– Хорошо, узелок с собой прихватила, а то бы и перекусить нечем было, – доставая пироги с картошкой и бутылку молока, приговаривала Анна.

Насте, хоть она и притомилась от непривычной суеты, было не до еды. Она улыбалась в радостном оживлении, представляя себя в новом «городском» платье.

– Ох, донюшка, – обняв дочку, рассмеялась Анна, – ты у меня сегодня как ясно солнышко. А вот как принарядим тебя, так вообще первой красавицей на хуторе будешь. От женихов-то, поди, отбоя не будет, ты как думашь?

– Ну что Вы такое говорите, мама. Какие женихи? – засмущалась Настя. – Рано мне еще.

– Эх, доня, жизнь-то наша – она как ветер. Пролетит – и не заметишь. Пока у мамкиной юбки крутишься, он теплый да ласковый, а как начнешь подрастать, так заметет да закружит, что не только мамку, все на свете забудешь, как в метели заплутаешь. Это я к тому, что время оно ох, как быстро летит. Давно ли я босоногой девчонкой бегала-то? А вон уже и снегом меня присыпало.

– Как это? – не поняла Настя.

– Седеть начала. Ну, хватит балясы точить, время-то идет. Пошли-ка до портного. А после еще по лавкам пробежаться надобно будет. Мыла хозяйского надо прикупить, да отцу картуз новый.

И они поспешили к портному. Настя немного пожалела маму, воспринимая ее седину, как болезнь, но очень скоро мысли об обновках напрочь вытеснили грустные мысли. Ей было так радостно, что свертки и коробки, которыми они обвешались, совсем не тянули руки. Мысленно она уже представляла, как сегодня вечером все-все подробно обскажет своей подруге Анютке: какие диковины видела в лавках, как они выбирали отрезы, как сходили в церковь…

Домишко портного удивил своей убогостью. Он был похож скорее на сарай, чем на дом. И хозяин был под стать ему: старый неопрятный еврей, да к тому же еще и горбатый.

– Ну, кого обряжать-то будем? – равнодушно спросил он.

– Да вот Борис Моисеич, дочек своих привела. Одной подвенечное платье, да на второй день что-нибудь надобно. За батюшку выдаем, что-нибудь скромное надо. Да вот еще малой что-нибудь сшить. Ну и мне тоже. Может, сами что присоветуете.

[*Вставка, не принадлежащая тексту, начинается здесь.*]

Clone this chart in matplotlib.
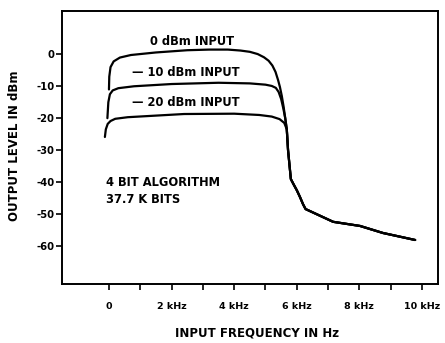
import matplotlib
matplotlib.use("Agg")
import matplotlib.pyplot as plt

# Output level vs input frequency for three input levels (kHz, dBm)
tail_freq = [5.72, 5.81, 5.9, 6.0, 6.1, 6.2, 6.28, 7.16, 8.02, 8.75, 9.78]
tail_level = [-30.0, -39.1, -40.8, -42.6, -44.7, -47.0, -48.5, -52.5, -53.8, -56.0, -58.2]

freq_0dbm = [0.0, 0.01, 0.05, 0.15, 0.35, 0.7, 1.5, 2.5, 3.2, 3.8, 4.2, 4.5, 4.75, 4.95,
             5.1, 5.22, 5.32, 5.4, 5.46, 5.52, 5.58, 5.63, 5.68] + tail_freq
level_0dbm = [-11.0, -7.0, -4.0, -2.2, -1.0, -0.2, 0.6, 1.3, 1.5, 1.5, 1.2, 0.8, 0.1, -0.9,
              -2.0, -3.5, -5.5, -8.0, -10.2, -13.0, -16.5, -20.0, -23.5] + tail_level

freq_10dbm = [-0.05, -0.02, 0.03, 0.12, 0.3, 0.8, 2.0, 3.5, 4.5, 5.0, 5.2, 5.33, 5.42,
              5.5, 5.57, 5.63, 5.68] + tail_freq
level_10dbm = [-20.0, -15.0, -12.5, -11.3, -10.6, -10.0, -9.3, -8.9, -9.1, -9.5, -9.9, -10.5,
               -11.8, -14.0, -17.0, -20.0, -23.5] + tail_level

freq_20dbm = [-0.13, -0.1, -0.04, 0.05, 0.2, 0.6, 2.4, 4.0, 4.8, 5.2, 5.45, 5.6,
              5.68] + tail_freq
level_20dbm = [-25.9, -23.5, -21.8, -20.9, -20.2, -19.7, -18.7, -18.6, -19.0, -19.5, -20.3,
               -21.5, -23.5] + tail_level

x_ticks = [0, 1, 2, 3, 4, 5, 6, 7, 8, 9, 10]
x_tick_labels = ["0", "", "2 kHz", "", "4 kHz", "", "6 kHz", "", "8 kHz", "", "10 kHz"]
y_ticks = [0, -10, -20, -30, -40, -50, -60]
y_tick_labels = ["0", "-10", "-20", "-30", "-40", "-50", "-60"]

plt.rcParams["font.family"] = ["DejaVu Sans"]
plt.rcParams["font.weight"] = "bold"

fig = plt.figure(figsize=(4.45, 3.43), dpi=100)
ax = fig.add_axes([62 / 445, 1 - 284 / 343, (438 - 62) / 445, (284 - 11) / 343])

for fx, ly in [(freq_0dbm, level_0dbm), (freq_10dbm, level_10dbm), (freq_20dbm, level_20dbm)]:
    ax.plot(fx, ly, color="black", lw=1.6, solid_capstyle="round", solid_joinstyle="round")

ax.set_xlim(-1.5, 10.51)
ax.set_ylim(-72.0, 13.6)

ax.set_xticks(x_ticks)
ax.set_xticklabels(x_tick_labels, fontsize=6.8, fontweight="bold")
ax.set_yticks(y_ticks)
ax.set_yticklabels(y_tick_labels, fontsize=7.2, fontweight="bold")
ax.tick_params(axis="both", direction="out", length=4, width=1.2, color="black")
ax.tick_params(axis="x", pad=9)
ax.tick_params(axis="y", pad=1.5)

for sp in ax.spines.values():
    sp.set_linewidth(1.4)

txt = dict(fontsize=8.3, fontweight="bold", color="black")
ax.text(2.65, 4.0, "0 dBm INPUT", ha="center", va="center", **txt)
ax.text(2.45, -5.8, "— 10 dBm INPUT", ha="center", va="center", **txt)
ax.text(2.45, -15.0, "— 20 dBm INPUT", ha="center", va="center", **txt)
ax.text(-0.1, -40.3, "4 BIT ALGORITHM", ha="left", va="center", **txt)
ax.text(-0.1, -45.6, "37.7 K BITS", ha="left", va="center", **txt)

fig.text(257 / 445, 1 - 333 / 343, "INPUT FREQUENCY IN Hz", ha="center", va="center",
         fontsize=8.5, fontweight="bold")
fig.text(15 / 445, 1 - 146 / 343, "OUTPUT LEVEL IN dBm", ha="center", va="center",
         rotation=90, fontsize=8.5, fontweight="bold")

fig.savefig("out.png", dpi=100, facecolor="white")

– Ну, показывай, чего вы там набрали…

Анна принялась разворачивать тюки, доставать отрезы и объяснять из какого отреза что хочет сшить и каким фасоном.

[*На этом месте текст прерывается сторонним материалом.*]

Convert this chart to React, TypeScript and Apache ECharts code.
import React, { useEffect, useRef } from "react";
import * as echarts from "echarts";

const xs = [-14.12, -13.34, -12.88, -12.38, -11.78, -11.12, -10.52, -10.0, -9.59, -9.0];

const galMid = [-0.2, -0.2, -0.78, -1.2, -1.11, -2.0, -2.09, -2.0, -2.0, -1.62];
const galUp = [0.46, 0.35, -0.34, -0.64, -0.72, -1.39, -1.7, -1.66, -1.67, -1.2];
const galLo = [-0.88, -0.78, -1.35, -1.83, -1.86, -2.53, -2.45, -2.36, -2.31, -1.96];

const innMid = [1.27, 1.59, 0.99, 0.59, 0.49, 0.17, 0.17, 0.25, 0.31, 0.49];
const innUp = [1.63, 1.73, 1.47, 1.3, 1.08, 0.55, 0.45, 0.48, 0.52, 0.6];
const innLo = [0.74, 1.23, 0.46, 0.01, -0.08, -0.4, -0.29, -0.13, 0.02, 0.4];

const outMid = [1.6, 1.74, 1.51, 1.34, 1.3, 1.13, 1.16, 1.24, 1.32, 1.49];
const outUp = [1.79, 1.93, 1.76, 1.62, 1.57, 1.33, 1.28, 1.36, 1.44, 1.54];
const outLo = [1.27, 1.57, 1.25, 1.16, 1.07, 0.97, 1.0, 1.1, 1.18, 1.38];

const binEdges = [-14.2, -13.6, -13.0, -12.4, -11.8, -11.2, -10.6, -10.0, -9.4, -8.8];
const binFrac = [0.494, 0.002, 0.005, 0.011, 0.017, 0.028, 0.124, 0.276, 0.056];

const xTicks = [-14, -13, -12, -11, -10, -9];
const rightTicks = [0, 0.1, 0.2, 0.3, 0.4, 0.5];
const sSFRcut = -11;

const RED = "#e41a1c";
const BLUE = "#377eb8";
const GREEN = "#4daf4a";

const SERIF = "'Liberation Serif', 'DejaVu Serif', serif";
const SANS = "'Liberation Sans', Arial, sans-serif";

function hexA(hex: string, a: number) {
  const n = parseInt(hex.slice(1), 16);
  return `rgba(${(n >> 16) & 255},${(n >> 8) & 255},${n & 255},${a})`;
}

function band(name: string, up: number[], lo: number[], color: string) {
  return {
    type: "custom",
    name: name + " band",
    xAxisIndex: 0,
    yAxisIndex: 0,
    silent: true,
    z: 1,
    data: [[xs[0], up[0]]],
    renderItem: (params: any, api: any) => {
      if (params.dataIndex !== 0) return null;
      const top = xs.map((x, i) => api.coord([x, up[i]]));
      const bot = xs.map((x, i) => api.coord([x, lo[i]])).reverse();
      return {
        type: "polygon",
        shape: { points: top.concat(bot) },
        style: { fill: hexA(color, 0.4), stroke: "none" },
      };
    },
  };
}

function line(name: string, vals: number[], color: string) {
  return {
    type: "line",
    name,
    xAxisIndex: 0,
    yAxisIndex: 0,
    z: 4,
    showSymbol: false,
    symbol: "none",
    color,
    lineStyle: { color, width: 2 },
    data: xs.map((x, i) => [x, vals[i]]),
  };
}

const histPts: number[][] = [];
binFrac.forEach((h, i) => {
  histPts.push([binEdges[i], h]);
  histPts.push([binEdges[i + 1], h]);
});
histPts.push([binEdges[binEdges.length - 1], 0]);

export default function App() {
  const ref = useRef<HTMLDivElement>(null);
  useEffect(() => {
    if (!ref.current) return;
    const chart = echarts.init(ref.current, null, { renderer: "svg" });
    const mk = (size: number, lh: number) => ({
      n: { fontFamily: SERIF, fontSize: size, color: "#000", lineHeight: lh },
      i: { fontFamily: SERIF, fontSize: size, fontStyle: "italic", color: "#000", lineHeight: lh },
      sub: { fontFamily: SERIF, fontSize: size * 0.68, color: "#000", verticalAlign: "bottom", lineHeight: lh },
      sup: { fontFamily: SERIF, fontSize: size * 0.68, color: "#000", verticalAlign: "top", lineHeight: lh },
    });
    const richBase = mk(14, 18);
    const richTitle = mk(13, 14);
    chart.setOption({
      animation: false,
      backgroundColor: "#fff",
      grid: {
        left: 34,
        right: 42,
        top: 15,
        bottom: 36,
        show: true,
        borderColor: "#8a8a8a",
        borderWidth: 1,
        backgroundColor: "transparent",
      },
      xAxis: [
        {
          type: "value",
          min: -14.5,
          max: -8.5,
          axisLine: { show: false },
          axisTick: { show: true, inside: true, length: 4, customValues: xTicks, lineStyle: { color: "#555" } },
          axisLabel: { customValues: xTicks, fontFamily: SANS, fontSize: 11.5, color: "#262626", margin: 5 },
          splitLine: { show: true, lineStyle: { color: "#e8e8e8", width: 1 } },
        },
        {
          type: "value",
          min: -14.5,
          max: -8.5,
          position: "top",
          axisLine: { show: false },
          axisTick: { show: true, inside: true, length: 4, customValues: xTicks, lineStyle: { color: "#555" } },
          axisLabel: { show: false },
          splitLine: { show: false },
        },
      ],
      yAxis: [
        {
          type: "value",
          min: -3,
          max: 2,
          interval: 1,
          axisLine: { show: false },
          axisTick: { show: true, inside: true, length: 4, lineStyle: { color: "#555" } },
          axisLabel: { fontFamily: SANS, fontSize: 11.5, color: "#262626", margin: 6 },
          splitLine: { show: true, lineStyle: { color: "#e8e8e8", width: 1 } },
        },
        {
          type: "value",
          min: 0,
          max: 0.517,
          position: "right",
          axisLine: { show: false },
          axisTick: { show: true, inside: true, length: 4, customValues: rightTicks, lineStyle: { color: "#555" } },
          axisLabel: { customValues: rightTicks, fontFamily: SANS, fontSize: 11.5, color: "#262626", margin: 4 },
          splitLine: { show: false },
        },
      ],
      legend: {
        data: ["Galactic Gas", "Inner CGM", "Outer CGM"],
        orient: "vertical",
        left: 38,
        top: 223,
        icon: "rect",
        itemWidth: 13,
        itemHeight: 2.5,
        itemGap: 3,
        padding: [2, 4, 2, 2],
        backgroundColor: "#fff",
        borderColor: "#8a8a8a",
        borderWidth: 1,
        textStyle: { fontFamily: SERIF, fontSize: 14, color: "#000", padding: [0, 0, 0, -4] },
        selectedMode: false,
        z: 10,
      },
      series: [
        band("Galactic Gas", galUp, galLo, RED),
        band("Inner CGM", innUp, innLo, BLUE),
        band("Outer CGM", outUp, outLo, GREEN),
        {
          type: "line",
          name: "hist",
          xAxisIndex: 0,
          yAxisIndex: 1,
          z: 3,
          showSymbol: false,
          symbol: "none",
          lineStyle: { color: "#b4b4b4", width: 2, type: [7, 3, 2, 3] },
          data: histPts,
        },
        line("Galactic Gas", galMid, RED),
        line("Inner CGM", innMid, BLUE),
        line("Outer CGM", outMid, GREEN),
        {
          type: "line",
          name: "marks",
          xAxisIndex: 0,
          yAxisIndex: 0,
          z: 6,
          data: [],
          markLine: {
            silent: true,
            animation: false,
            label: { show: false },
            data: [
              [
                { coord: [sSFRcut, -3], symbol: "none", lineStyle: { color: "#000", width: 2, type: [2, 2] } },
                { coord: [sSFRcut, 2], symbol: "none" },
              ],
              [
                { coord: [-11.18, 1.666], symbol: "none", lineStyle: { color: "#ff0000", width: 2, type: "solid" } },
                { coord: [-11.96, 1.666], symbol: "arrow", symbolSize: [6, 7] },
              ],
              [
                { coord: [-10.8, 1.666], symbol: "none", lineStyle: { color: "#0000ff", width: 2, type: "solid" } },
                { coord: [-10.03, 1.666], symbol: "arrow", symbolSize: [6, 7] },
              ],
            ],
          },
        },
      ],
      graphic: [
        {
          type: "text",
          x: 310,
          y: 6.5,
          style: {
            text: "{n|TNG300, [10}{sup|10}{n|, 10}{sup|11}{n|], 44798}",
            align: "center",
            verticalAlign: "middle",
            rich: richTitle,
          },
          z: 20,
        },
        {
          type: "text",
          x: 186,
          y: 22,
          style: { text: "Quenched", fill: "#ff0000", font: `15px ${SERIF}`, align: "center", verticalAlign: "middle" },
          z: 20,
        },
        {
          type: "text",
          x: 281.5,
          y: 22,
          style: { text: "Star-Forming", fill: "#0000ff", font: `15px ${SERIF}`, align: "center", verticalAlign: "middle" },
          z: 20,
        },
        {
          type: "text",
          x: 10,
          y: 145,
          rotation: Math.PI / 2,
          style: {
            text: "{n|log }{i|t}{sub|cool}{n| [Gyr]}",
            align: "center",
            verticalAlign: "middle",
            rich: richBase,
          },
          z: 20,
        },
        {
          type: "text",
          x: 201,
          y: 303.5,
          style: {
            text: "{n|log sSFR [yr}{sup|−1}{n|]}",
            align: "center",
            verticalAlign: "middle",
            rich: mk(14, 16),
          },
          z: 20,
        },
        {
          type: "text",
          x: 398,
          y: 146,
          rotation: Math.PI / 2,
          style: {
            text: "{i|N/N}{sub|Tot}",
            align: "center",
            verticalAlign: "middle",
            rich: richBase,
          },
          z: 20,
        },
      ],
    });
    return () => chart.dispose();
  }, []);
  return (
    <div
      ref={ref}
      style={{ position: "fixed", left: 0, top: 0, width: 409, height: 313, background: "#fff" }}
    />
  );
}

Борис Моисеич взял потрепанную тетрадку, карандаш. Он рисовал фасон, старательно слюнявя химический карандаш. Иногда советовал маме, как будет лучше, потом вырывал листочек из тетрадки, вкладывал его в середину отреза, к нему же откладывал пуговицы, кружева или ленты, предназначенные для платья, и все это относил в другую комнату. Когда, наконец, все, что собирались шить, обговорили, Борис Моисеич принялся снимать мерки. Когда подошла Настина очередь, он также равнодушно, как и Анне с Нюсей, сказал:

– Ну, иди, буду и с тебя мерки снимать.

Настю с самого начала напугала небритость недельной давности Бориса Моисеича, его седые давно не стриженные клокастые волосы, замасленная, непонятного цвета кацавейка поверх грязной потрепаной рубахи. Но пока они с мамой разбирались в отрезах и фасонах, и словно не касались Насти, она немного пообвыклась и осмелела. А на его призыв, она, обомлев от страха, непроизвольно, совсем по-детски спряталась за Анну:

– Я не пойду, – прошептала она ей едва слышно.

– Ты чего это? – удивилась та.

– Я боюсь.

– Тю, глупая! – рассмеялась Анна, – А ну-ка, давай, давай, хватит манерничать, – и она насильно вытолкала Настю на середину комнаты.

Из-за своего физического уродства Борис Моисеевич ростом был с Настю. И только руки были длинные, с такими же длинными и цепкими пальцами, как у здоровенного мужика. Эти пальцы с железной бесцеремонностью дотрагивались до Настиной груди, бедер, поворачивали ее, вызывая у Насти приступы тошноты. Она понимала, что то, что сейчас творят над ней – неправильно и некрасиво. Так не должно быть, и мучалась от своего бессилия и отвращения к этому неопрятному старому человеку.